= Jean Sainte-Fare Garnot =

French Egyptologist (1908–1963)

Portrait of Jean Sainte-Fare Garnot

Jean Sainte-Fare Garnot (26 July 1908 – 20 June 1963) was a French Egyptologist. He was director of the Institut français d'archéologie orientale from 1953 to 1959, professor in Sorbonne, director of studies at the École pratique des hautes études, president of the French society of Egyptology and correspondent of the Académie des Inscriptions et Belles-Lettres.
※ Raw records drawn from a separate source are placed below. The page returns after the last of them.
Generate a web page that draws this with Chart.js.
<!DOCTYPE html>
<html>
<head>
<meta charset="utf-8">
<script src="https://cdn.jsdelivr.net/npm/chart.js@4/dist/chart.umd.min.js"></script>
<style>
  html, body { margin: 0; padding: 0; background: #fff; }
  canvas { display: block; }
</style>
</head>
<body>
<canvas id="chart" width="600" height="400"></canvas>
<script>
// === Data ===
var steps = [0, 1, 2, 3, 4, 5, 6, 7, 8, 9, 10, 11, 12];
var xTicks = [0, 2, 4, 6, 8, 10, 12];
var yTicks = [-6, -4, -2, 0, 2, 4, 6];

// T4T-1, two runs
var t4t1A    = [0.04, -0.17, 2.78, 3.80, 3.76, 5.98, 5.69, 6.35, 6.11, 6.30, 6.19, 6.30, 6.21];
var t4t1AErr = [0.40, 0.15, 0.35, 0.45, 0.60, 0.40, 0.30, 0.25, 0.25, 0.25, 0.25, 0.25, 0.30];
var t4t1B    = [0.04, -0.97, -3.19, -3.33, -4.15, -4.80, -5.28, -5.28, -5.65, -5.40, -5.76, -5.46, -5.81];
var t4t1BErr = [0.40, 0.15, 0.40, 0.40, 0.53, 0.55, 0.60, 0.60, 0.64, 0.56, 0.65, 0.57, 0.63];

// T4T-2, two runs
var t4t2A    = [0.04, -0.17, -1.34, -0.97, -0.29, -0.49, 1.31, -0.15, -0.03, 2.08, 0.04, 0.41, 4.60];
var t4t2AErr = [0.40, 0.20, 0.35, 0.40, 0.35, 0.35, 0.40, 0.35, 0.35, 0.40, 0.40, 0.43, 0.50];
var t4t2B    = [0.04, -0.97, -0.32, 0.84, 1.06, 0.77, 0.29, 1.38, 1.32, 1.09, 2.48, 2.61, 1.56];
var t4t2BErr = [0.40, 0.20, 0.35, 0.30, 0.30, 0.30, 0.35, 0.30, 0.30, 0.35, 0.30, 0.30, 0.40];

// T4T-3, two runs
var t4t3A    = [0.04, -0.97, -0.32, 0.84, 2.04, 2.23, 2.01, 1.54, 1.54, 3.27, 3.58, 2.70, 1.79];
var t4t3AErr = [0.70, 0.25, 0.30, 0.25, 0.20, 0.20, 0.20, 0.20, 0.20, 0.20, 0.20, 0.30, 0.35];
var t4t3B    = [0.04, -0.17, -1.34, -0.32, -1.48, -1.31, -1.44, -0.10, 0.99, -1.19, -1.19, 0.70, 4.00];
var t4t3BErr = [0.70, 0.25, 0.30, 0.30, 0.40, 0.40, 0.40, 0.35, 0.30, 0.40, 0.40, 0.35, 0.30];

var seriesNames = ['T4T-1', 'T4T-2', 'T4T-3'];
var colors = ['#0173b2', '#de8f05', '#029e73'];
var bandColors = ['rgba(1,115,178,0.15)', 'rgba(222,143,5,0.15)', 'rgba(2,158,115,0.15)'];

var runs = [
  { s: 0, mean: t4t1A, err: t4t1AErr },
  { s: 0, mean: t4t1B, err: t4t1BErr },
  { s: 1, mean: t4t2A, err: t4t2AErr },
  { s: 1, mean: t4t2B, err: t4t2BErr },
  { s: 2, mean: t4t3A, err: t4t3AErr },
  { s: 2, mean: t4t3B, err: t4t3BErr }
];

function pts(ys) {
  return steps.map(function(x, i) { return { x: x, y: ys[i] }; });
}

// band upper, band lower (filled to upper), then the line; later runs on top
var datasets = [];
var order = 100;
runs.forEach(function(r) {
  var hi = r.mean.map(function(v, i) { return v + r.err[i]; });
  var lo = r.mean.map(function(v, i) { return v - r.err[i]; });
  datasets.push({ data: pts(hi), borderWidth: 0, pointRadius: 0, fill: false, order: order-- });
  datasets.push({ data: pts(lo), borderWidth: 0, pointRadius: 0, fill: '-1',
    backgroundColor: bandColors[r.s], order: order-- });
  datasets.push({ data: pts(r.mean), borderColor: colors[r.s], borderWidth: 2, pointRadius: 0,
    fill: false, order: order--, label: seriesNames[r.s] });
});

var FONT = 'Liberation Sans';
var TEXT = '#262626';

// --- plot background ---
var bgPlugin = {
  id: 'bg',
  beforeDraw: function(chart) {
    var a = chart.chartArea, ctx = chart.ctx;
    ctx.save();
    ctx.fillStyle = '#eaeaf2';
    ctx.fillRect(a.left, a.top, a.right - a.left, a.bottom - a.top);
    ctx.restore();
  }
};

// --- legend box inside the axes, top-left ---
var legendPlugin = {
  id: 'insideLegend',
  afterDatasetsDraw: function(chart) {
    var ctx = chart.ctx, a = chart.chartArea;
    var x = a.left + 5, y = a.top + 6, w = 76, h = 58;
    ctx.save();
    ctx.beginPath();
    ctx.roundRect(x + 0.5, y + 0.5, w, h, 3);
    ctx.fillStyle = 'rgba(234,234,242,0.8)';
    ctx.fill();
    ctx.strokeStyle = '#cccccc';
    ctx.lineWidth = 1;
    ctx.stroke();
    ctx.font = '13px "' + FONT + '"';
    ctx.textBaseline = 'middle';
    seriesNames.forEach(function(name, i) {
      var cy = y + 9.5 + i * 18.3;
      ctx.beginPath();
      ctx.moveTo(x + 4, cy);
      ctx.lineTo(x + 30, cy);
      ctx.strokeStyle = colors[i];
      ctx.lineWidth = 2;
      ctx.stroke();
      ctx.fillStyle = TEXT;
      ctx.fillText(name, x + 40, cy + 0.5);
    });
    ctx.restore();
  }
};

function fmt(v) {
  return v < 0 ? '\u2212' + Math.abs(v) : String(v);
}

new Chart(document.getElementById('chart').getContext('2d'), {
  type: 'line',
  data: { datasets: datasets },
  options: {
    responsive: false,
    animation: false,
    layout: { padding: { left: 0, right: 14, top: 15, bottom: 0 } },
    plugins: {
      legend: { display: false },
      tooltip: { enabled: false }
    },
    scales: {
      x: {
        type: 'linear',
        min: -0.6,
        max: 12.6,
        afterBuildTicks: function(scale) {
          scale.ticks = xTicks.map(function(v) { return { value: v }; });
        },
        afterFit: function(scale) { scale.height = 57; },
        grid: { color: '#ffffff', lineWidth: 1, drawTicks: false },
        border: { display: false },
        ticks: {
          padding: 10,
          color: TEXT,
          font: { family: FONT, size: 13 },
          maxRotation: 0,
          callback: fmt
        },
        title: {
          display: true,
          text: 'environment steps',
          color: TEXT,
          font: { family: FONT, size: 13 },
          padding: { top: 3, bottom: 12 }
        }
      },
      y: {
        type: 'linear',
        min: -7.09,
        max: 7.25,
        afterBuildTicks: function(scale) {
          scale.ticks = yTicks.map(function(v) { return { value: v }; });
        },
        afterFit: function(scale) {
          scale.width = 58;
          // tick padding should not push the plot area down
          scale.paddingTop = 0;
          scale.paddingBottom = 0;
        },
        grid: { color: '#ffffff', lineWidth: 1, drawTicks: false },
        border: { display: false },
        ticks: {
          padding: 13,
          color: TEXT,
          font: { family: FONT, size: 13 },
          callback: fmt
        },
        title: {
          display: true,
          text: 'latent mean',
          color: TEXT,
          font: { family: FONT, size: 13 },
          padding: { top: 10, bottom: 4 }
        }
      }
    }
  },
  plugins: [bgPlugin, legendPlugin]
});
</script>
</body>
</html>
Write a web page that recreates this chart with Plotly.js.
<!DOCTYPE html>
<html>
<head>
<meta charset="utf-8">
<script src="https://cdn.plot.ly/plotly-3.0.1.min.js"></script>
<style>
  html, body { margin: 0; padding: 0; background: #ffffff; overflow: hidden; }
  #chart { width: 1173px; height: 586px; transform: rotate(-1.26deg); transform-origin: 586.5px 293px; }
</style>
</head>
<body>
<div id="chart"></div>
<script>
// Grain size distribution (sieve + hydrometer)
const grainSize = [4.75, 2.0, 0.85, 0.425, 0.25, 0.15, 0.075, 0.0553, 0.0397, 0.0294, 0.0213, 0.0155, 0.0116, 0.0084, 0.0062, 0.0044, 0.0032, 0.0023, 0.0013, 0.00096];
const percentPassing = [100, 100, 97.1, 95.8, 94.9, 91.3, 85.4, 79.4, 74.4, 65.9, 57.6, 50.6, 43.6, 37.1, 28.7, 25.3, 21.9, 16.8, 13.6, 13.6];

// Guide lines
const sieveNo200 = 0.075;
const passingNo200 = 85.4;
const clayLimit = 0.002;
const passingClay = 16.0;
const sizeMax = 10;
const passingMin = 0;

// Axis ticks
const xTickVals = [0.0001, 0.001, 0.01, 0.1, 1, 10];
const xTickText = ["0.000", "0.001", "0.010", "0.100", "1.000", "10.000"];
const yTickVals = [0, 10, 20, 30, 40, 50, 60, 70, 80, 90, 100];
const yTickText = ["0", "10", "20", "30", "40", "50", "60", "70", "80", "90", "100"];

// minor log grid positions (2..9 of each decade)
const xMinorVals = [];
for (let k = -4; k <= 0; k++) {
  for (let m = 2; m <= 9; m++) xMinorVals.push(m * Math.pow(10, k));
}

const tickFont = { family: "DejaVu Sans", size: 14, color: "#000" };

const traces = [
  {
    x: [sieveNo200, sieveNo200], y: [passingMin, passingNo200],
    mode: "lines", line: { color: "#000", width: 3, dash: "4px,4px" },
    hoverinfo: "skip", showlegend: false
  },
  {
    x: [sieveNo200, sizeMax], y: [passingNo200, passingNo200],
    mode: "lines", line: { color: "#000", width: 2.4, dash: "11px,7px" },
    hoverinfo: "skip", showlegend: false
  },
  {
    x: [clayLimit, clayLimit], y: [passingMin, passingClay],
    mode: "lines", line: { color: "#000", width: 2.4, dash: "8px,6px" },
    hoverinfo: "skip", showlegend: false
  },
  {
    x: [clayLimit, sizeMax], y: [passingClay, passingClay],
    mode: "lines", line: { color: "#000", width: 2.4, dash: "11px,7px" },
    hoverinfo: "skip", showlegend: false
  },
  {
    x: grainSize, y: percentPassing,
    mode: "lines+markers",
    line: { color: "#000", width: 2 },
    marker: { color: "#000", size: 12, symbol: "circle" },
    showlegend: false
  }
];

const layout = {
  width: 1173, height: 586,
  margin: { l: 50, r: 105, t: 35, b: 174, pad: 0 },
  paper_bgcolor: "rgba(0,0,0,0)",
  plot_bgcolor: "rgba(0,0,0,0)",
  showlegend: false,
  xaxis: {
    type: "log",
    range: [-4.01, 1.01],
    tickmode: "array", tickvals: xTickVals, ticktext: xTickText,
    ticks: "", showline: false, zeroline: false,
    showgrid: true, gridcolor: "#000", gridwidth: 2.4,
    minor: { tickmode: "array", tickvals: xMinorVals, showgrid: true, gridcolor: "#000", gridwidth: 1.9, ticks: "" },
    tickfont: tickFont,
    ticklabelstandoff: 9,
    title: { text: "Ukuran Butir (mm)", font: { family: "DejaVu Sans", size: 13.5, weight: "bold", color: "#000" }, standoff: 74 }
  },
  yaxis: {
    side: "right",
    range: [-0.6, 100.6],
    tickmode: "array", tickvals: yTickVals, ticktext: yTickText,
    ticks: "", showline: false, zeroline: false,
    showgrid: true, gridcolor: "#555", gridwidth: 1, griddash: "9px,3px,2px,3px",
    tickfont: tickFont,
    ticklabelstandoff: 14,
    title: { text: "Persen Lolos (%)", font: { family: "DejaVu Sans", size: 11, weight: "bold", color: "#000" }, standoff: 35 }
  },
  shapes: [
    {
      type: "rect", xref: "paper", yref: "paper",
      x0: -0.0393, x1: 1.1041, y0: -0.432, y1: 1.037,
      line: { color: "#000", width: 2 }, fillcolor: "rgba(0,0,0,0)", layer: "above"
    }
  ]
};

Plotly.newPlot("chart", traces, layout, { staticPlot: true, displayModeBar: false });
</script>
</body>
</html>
He was the father of Nicolas Sainte-Fare Garnot, curator of the Musée Jacquemart-André from 1993 till 2015, and the grandfather of Florent Sainte-Fare Garnot, mayor of Nevers from 2010 till 2014.

==Biography==
Son of painter Georges Sainte Fare Garnot (1868-1928), Jean Sainte Fare Garnot was director of the Institut Français d'Archéologie Orientale du Caire (IFAO) from 1953 to 1959, professor at the Sorbonne, director of studies at the École pratique des hautes études, president of the Société française d'égyptologie and correspondent of the Académie des Inscriptions et Belles-Lettres.

He is the father of Nicolas Sainte Fare Garnot, curator of the Musée Jacquemart-André from 1993 to 2015, and the grandfather of Florent Sainte Fare Garnot, mayor of Nevers from 2010 to 2014.